SET PROBLEM
Pictures aside, write out every record exactly as it appears.
------------------------------------------------
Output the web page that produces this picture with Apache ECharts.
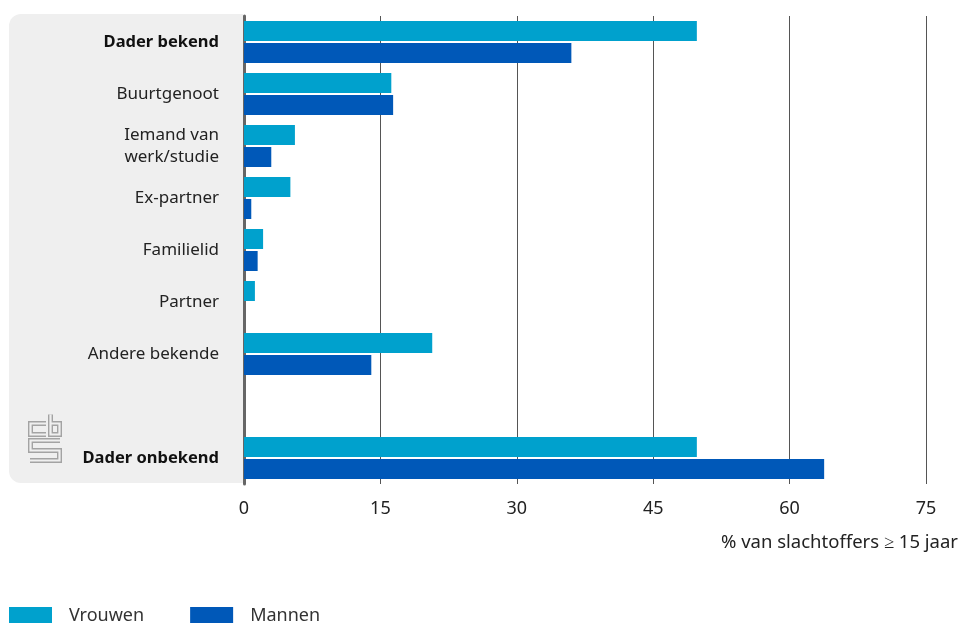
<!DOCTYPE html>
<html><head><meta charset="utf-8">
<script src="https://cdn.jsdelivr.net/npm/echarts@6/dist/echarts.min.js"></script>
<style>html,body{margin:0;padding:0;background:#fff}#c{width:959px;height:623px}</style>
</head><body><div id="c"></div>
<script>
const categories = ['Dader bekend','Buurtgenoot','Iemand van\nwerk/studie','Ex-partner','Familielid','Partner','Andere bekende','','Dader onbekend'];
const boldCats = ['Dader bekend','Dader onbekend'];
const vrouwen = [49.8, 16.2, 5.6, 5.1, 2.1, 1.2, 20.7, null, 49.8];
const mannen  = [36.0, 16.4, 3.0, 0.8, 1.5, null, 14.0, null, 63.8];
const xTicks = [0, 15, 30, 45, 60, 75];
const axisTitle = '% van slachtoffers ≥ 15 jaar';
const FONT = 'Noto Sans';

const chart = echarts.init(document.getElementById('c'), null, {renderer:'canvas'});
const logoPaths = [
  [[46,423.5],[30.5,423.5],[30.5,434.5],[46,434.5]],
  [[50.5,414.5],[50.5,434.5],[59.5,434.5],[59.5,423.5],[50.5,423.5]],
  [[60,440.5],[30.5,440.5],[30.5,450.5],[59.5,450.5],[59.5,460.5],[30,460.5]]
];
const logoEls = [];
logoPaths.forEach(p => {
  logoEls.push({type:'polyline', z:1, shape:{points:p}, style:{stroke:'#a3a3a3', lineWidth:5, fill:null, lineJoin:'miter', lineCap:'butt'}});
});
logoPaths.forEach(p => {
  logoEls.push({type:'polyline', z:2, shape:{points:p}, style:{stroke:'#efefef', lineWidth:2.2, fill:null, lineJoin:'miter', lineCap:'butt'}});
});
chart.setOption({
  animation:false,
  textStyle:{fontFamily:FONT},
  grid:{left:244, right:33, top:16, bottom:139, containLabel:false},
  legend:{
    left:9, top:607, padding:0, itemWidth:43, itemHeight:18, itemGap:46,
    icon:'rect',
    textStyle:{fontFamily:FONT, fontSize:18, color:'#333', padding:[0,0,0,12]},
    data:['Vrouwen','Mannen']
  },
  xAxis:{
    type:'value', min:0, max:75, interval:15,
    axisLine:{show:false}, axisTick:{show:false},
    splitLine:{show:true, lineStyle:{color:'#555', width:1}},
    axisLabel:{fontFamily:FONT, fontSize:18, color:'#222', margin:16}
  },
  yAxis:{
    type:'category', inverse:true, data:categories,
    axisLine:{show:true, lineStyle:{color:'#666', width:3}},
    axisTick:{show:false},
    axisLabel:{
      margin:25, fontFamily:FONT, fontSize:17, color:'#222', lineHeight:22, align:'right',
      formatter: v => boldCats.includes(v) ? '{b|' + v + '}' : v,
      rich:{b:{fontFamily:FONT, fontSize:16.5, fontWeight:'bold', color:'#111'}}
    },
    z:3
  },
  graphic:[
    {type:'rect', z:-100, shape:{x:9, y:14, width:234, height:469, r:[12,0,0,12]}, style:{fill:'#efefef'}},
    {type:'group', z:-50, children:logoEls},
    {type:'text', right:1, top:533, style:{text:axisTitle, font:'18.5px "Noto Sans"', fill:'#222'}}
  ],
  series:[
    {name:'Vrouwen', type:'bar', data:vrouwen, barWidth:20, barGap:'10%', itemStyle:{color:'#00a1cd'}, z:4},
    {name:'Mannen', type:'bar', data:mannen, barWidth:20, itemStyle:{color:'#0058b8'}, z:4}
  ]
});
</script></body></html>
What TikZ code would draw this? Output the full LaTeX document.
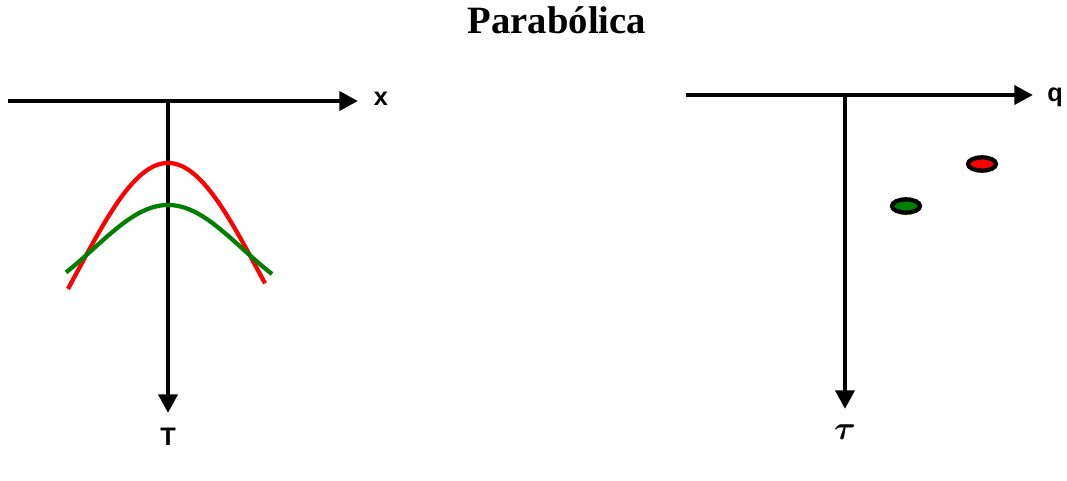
------------------------------------------------
WRITTEN SOLUTION
Output the web page that produces this picture with Apache ECharts.
<!DOCTYPE html>
<html><head><meta charset="utf-8">
<script src="https://cdn.jsdelivr.net/npm/echarts@6/dist/echarts.min.js"></script>
<style>html,body{margin:0;padding:0;background:#fff}#c{width:959px;height:623px}</style>
</head><body><div id="c"></div>
<script>
const categories = ['Dader bekend','Buurtgenoot','Iemand van\nwerk/studie','Ex-partner','Familielid','Partner','Andere bekende','','Dader onbekend'];
const boldCats = ['Dader bekend','Dader onbekend'];
const vrouwen = [49.8, 16.2, 5.6, 5.1, 2.1, 1.2, 20.7, null, 49.8];
const mannen  = [36.0, 16.4, 3.0, 0.8, 1.5, null, 14.0, null, 63.8];
const xTicks = [0, 15, 30, 45, 60, 75];
const axisTitle = '% van slachtoffers ≥ 15 jaar';
const FONT = 'Noto Sans';

const chart = echarts.init(document.getElementById('c'), null, {renderer:'canvas'});
const logoPaths = [
  [[46,423.5],[30.5,423.5],[30.5,434.5],[46,434.5]],
  [[50.5,414.5],[50.5,434.5],[59.5,434.5],[59.5,423.5],[50.5,423.5]],
  [[60,440.5],[30.5,440.5],[30.5,450.5],[59.5,450.5],[59.5,460.5],[30,460.5]]
];
const logoEls = [];
logoPaths.forEach(p => {
  logoEls.push({type:'polyline', z:1, shape:{points:p}, style:{stroke:'#a3a3a3', lineWidth:5, fill:null, lineJoin:'miter', lineCap:'butt'}});
});
logoPaths.forEach(p => {
  logoEls.push({type:'polyline', z:2, shape:{points:p}, style:{stroke:'#efefef', lineWidth:2.2, fill:null, lineJoin:'miter', lineCap:'butt'}});
});
chart.setOption({
  animation:false,
  textStyle:{fontFamily:FONT},
  grid:{left:244, right:33, top:16, bottom:139, containLabel:false},
  legend:{
    left:9, top:607, padding:0, itemWidth:43, itemHeight:18, itemGap:46,
    icon:'rect',
    textStyle:{fontFamily:FONT, fontSize:18, color:'#333', padding:[0,0,0,12]},
    data:['Vrouwen','Mannen']
  },
  xAxis:{
    type:'value', min:0, max:75, interval:15,
    axisLine:{show:false}, axisTick:{show:false},
    splitLine:{show:true, lineStyle:{color:'#555', width:1}},
    axisLabel:{fontFamily:FONT, fontSize:18, color:'#222', margin:16}
  },
  yAxis:{
    type:'category', inverse:true, data:categories,
    axisLine:{show:true, lineStyle:{color:'#666', width:3}},
    axisTick:{show:false},
    axisLabel:{
      margin:25, fontFamily:FONT, fontSize:17, color:'#222', lineHeight:22, align:'right',
      formatter: v => boldCats.includes(v) ? '{b|' + v + '}' : v,
      rich:{b:{fontFamily:FONT, fontSize:16.5, fontWeight:'bold', color:'#111'}}
    },
    z:3
  },
  graphic:[
    {type:'rect', z:-100, shape:{x:9, y:14, width:234, height:469, r:[12,0,0,12]}, style:{fill:'#efefef'}},
    {type:'group', z:-50, children:logoEls},
    {type:'text', right:1, top:533, style:{text:axisTitle, font:'18.5px "Noto Sans"', fill:'#222'}}
  ],
  series:[
    {name:'Vrouwen', type:'bar', data:vrouwen, barWidth:20, barGap:'10%', itemStyle:{color:'#00a1cd'}, z:4},
    {name:'Mannen', type:'bar', data:mannen, barWidth:20, itemStyle:{color:'#0058b8'}, z:4}
  ]
});
</script></body></html>
What TikZ code would draw this? Output the full LaTeX document.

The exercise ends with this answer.